▶ [Material provided]
--

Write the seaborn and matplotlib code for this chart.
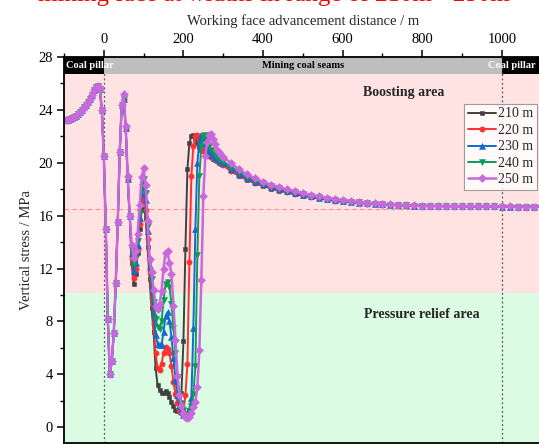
import numpy as np
import pandas as pd
import matplotlib
matplotlib.use("Agg")
import matplotlib.pyplot as plt
from matplotlib.patches import Rectangle
import seaborn as sns

# ---------------- data ----------------
x_pillar = [-100, -95, -90, -85, -80, -75, -70, -65, -60, -55, -50,
            -45, -40, -35, -30, -25, -20, -15, -10, -5, 0]
y_pillar = [23.25, 23.2, 23.25, 23.3, 23.35, 23.45, 23.55, 23.7, 23.85, 24.0, 24.2,
            24.35, 24.6, 24.85, 25.15, 25.5, 25.75, 25.8, 25.6, 24.0, 20.5]

x_mining = [5, 10, 15, 20, 25, 30, 35, 40, 45, 50,
            55, 60, 65, 70, 75, 80, 85, 90, 95, 100,
            105, 110, 115, 120, 125, 130, 135, 140, 145, 150,
            155, 160, 165, 170, 175, 180, 185, 190, 195, 200,
            205, 210, 215, 220, 225, 230, 235, 240, 245, 250,
            255, 260, 265, 270, 275, 280, 285, 290, 295, 300]

y_mining_210 = [15.0, 8.2, 4.0, 5.0, 7.1, 10.9, 15.5, 20.8, 24.4, 24.8,
                22.6, 18.8, 16.0, 12.4, 10.8, 11.6, 13.2, 15.0, 16.4, 16.9,
                15.8, 13.6, 11.2, 9.0, 7.2, 4.5, 3.2, 2.8, 2.55, 2.55,
                2.7, 2.6, 2.3, 1.9, 1.6, 1.3, 1.2, 1.6, 2.6, 6.5,
                13.5, 19.5, 21.5, 22.0, 22.1, 21.9, 21.5, 21.2, 21.0, 20.9,
                20.8, 20.7, 20.5, 20.4, 20.3, 20.2, 20.1, 20.0, 19.9, 19.8]
y_mining_220 = [15.0, 8.2, 4.0, 5.0, 7.1, 10.9, 15.5, 20.8, 24.4, 24.8,
                22.6, 18.8, 16.0, 12.8, 11.3, 12.0, 13.5, 15.4, 16.9, 17.4,
                16.4, 14.2, 11.8, 9.8, 7.8, 5.6, 4.5, 4.3, 4.8, 5.6,
                6.1, 5.9, 5.6, 4.6, 3.4, 2.5, 1.8, 1.3, 1.1, 1.2,
                2.4, 4.8, 12.5, 19.0, 21.3, 22.0, 22.1, 21.7, 21.3, 21.0,
                20.85, 20.7, 20.55, 20.45, 20.35, 20.25, 20.15, 20.05, 19.95, 19.85]
y_mining_230 = [15.0, 8.2, 4.0, 5.0, 7.1, 10.9, 15.5, 20.8, 24.4, 24.8,
                22.6, 18.8, 16.0, 13.2, 11.8, 12.4, 13.8, 15.8, 17.6, 18.3,
                17.2, 14.8, 12.2, 10.6, 8.6, 7.0, 6.3, 6.2, 6.2, 7.2,
                8.4, 8.7, 8.0, 6.8, 5.2, 3.6, 2.4, 1.6, 1.2, 0.95,
                0.9, 1.0, 1.4, 2.2, 7.5, 15.0, 20.0, 21.6, 22.1, 21.9,
                21.4, 21.1, 20.9, 20.7, 20.55, 20.4, 20.3, 20.2, 20.1, 20.0]
y_mining_240 = [15.0, 8.2, 4.0, 5.0, 7.1, 10.9, 15.5, 20.8, 24.4, 24.8,
                22.6, 18.8, 16.0, 13.4, 12.3, 12.8, 14.1, 16.2, 18.2, 18.8,
                17.7, 15.2, 12.5, 11.2, 9.5, 8.2, 7.6, 7.4, 8.0, 9.6,
                10.8, 11.0, 10.6, 9.3, 7.5, 5.6, 3.8, 2.5, 1.8, 1.3,
                1.0, 1.0, 1.2, 1.6, 2.5, 4.6, 13.0, 19.0, 21.3, 22.0,
                22.1, 21.7, 21.3, 21.0, 20.8, 20.6, 20.45, 20.3, 20.2, 20.1]
y_mining_250 = [15.0, 8.2, 4.0, 5.0, 7.1, 10.9, 15.5, 20.8, 24.4, 25.2,
                22.8, 19.0, 16.0, 13.8, 12.8, 13.3, 14.6, 16.8, 18.9, 19.6,
                18.3, 15.6, 12.7, 11.7, 10.4, 9.2, 8.9, 9.3, 10.3, 12.0,
                13.2, 13.3, 12.4, 11.6, 9.2, 6.6, 3.9, 2.4, 1.6, 1.1,
                0.8, 0.72, 0.8, 1.1, 1.5, 1.9, 3.0, 5.8, 11.1, 17.5,
                20.5, 21.6, 22.1, 22.2, 21.8, 21.4, 21.0, 20.8, 20.6, 20.45]

x_far = [320, 340, 360, 380, 400, 420, 440, 460, 480, 500,
         520, 540, 560, 580, 600, 620, 640, 660, 680, 700,
         720, 740, 760, 780, 800, 820, 840, 860, 880, 900,
         920, 940, 960, 980, 1000, 1020, 1040, 1060, 1080, 1100]

y_far_210 = [19.35, 19.0, 18.7, 18.45, 18.25, 18.05, 17.9, 17.75, 17.62, 17.5,
             17.4, 17.3, 17.2, 17.12, 17.05, 17.0, 16.95, 16.9, 16.86, 16.83,
             16.8, 16.78, 16.76, 16.75, 16.74, 16.73, 16.72, 16.72, 16.71, 16.71,
             16.7, 16.7, 16.7, 16.7, 16.69, 16.69, 16.69, 16.68, 16.68, 16.68]
y_far_220 = [19.4, 19.05, 18.75, 18.5, 18.3, 18.1, 17.95, 17.8, 17.66, 17.54,
             17.43, 17.33, 17.23, 17.14, 17.07, 17.01, 16.96, 16.91, 16.87, 16.84,
             16.8, 16.78, 16.76, 16.75, 16.74, 16.73, 16.72, 16.72, 16.71, 16.71,
             16.7, 16.7, 16.7, 16.7, 16.69, 16.69, 16.69, 16.68, 16.68, 16.68]
y_far_230 = [19.55, 19.15, 18.85, 18.58, 18.36, 18.16, 18.0, 17.85, 17.7, 17.58,
             17.46, 17.36, 17.26, 17.17, 17.09, 17.03, 16.98, 16.93, 16.89, 16.85,
             16.81, 16.79, 16.77, 16.75, 16.74, 16.73, 16.72, 16.72, 16.71, 16.71,
             16.7, 16.7, 16.7, 16.7, 16.69, 16.69, 16.69, 16.68, 16.68, 16.68]
y_far_240 = [19.7, 19.3, 18.95, 18.67, 18.44, 18.23, 18.06, 17.9, 17.75, 17.62,
             17.5, 17.39, 17.29, 17.2, 17.12, 17.05, 17.0, 16.95, 16.9, 16.86,
             16.82, 16.8, 16.78, 16.76, 16.75, 16.74, 16.73, 16.72, 16.71, 16.71,
             16.7, 16.7, 16.7, 16.7, 16.69, 16.69, 16.69, 16.68, 16.68, 16.68]
y_far_250 = [19.95, 19.5, 19.12, 18.82, 18.56, 18.34, 18.15, 17.98, 17.83, 17.7,
             17.57, 17.45, 17.35, 17.25, 17.17, 17.1, 17.04, 16.98, 16.93, 16.89,
             16.85, 16.82, 16.8, 16.78, 16.76, 16.75, 16.74, 16.73, 16.72, 16.72,
             16.71, 16.71, 16.7, 16.7, 16.7, 16.7, 16.69, 16.69, 16.69, 16.69]

series_labels = ["210 m", "220 m", "230 m", "240 m", "250 m"]
series_mining = [y_mining_210, y_mining_220, y_mining_230, y_mining_240, y_mining_250]
series_far = [y_far_210, y_far_220, y_far_230, y_far_240, y_far_250]

x_ticks = [0, 200, 400, 600, 800, 1000]
y_ticks = [0, 4, 8, 12, 16, 20, 24, 28]

# ---------------- styling ----------------
colors = ["#404040", "#FF3030", "#1468D0", "#0E9A58", "#C868DC"]
markers = ["s", "o", "^", "v", "D"]
msizes = [3.5, 3.8, 4.2, 4.2, 3.6]
lwidths = [1.4, 1.4, 1.4, 1.4, 1.8]

sns.set_theme(style="ticks")
plt.rcParams["font.family"] = ["Liberation Serif", "DejaVu Serif"]
plt.rcParams["mathtext.fontset"] = "stix"

fig = plt.figure(figsize=(5.39, 4.44), dpi=100)
ax = fig.add_axes([64 / 539, 1 / 444, (541.7 - 64) / 539, 386 / 444])

XMIN, XMAX = -100, 1100
YMIN, YMAX = -1.2, 28

# background zones
ax.axhspan(10.15, YMAX, color="#FFE3E3", zorder=0, lw=0)
ax.axhspan(YMIN, 10.15, color="#DBFCE3", zorder=0, lw=0)

# reference lines
ax.axhline(16.5, color="#FF8A8A", lw=0.8, ls=(0, (4, 3)), zorder=1)
for xv in (0, 1000):
    ax.axvline(xv, color="#555555", lw=0.9, ls=(0, (1.5, 2)), zorder=1)

# top band
band_lo = 26.7
ax.add_patch(Rectangle((-100, band_lo), 100, YMAX - band_lo, color="black", zorder=5, lw=0))
ax.add_patch(Rectangle((0, band_lo), 1000, YMAX - band_lo, color="#BEBEBE", zorder=5, lw=0))
ax.add_patch(Rectangle((1000, band_lo), 200, YMAX - band_lo, color="black", zorder=5, lw=0))
ax.plot([1000, 1000], [band_lo, YMAX], color="#333333", lw=0.9, ls=(0, (1.5, 2)), zorder=6)
yb = (band_lo + YMAX) / 2
ax.text(-95, yb, "Coal pillar", color="white", fontsize=7.5, fontweight="bold",
        va="center", ha="left", zorder=7)
ax.text(500, yb, "Mining coal seams", color="black", fontsize=7.5, fontweight="bold",
        va="center", ha="center", zorder=7)
ax.text(966, yb, "Coal pillar", color="white", fontsize=7.5, fontweight="bold",
        va="center", ha="left", zorder=7)

# curves
for i, lab in enumerate(series_labels):
    xs = x_pillar + x_mining + x_far
    ys = y_pillar + series_mining[i] + series_far[i]
    df = pd.DataFrame({"x": xs, "y": ys})
    sns.lineplot(data=df, x="x", y="y", ax=ax, color=colors[i], marker=markers[i],
                 markersize=msizes[i], markeredgewidth=0.4, markeredgecolor=colors[i],
                 lw=lwidths[i], label=lab, sort=False, estimator=None, zorder=3 + i * 0.1)

# zone labels
ax.text(754, 25.3, "Boosting area", fontsize=10, fontweight="bold", ha="center",
        va="center", zorder=8)
ax.text(798, 8.55, "Pressure relief area", fontsize=10, fontweight="bold", ha="center",
        va="center", zorder=8)

ax.set_xlim(XMIN, XMAX)
ax.set_ylim(YMIN, YMAX)

ax.xaxis.tick_top()
ax.xaxis.set_label_position("top")
ax.set_xticks(x_ticks)
ax.set_xticks([-100, 100, 300, 500, 700, 900], minor=True)
ax.set_yticks(y_ticks)
ax.set_yticks([2, 6, 10, 14, 18, 22, 26], minor=True)
ax.tick_params(axis="both", which="major", direction="out", length=5, width=1.1,
               labelsize=10.5, pad=3, color="black", labelcolor="black")
ax.tick_params(axis="both", which="minor", direction="out", length=3, width=1.0,
               color="black")
ax.tick_params(axis="x", which="both", top=True, bottom=False)
ax.tick_params(axis="y", which="both", left=True, right=False)

ax.set_xlabel("Working face advancement distance / m", fontsize=10.5, labelpad=6)
ax.set_ylabel("Vertical stress / MPa", fontsize=10.5, labelpad=4)

for s in ax.spines.values():
    s.set_linewidth(1.3)
    s.set_color("black")
    s.set_zorder(10)

leg = ax.legend(loc="upper right", bbox_to_anchor=(537 / 539, 1 - 104 / 444),
                bbox_transform=fig.transFigure, frameon=True,
                fontsize=10, handlelength=2.0, handletextpad=0.2, borderpad=0.25,
                labelspacing=0.25, borderaxespad=0, fancybox=False)
leg.get_frame().set_edgecolor("#888888")
leg.get_frame().set_linewidth(0.8)
leg.set_zorder(12)

# cropped red caption at the very top
fig.text(0.508, 0.9985, "mining face at widths in range of 210m - 250m", color="red",
         fontsize=18, ha="center", va="baseline")

fig.savefig("out.png", dpi=100)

--

▶ [What is asked] Return the material line for line, from its beginning to the line that contains "import seaborn as sns", with the pictures left out.

▶ [Output below]
Write the seaborn and matplotlib code for this chart.
import numpy as np
import pandas as pd
import matplotlib
matplotlib.use("Agg")
import matplotlib.pyplot as plt
from matplotlib.patches import Rectangle
import seaborn as sns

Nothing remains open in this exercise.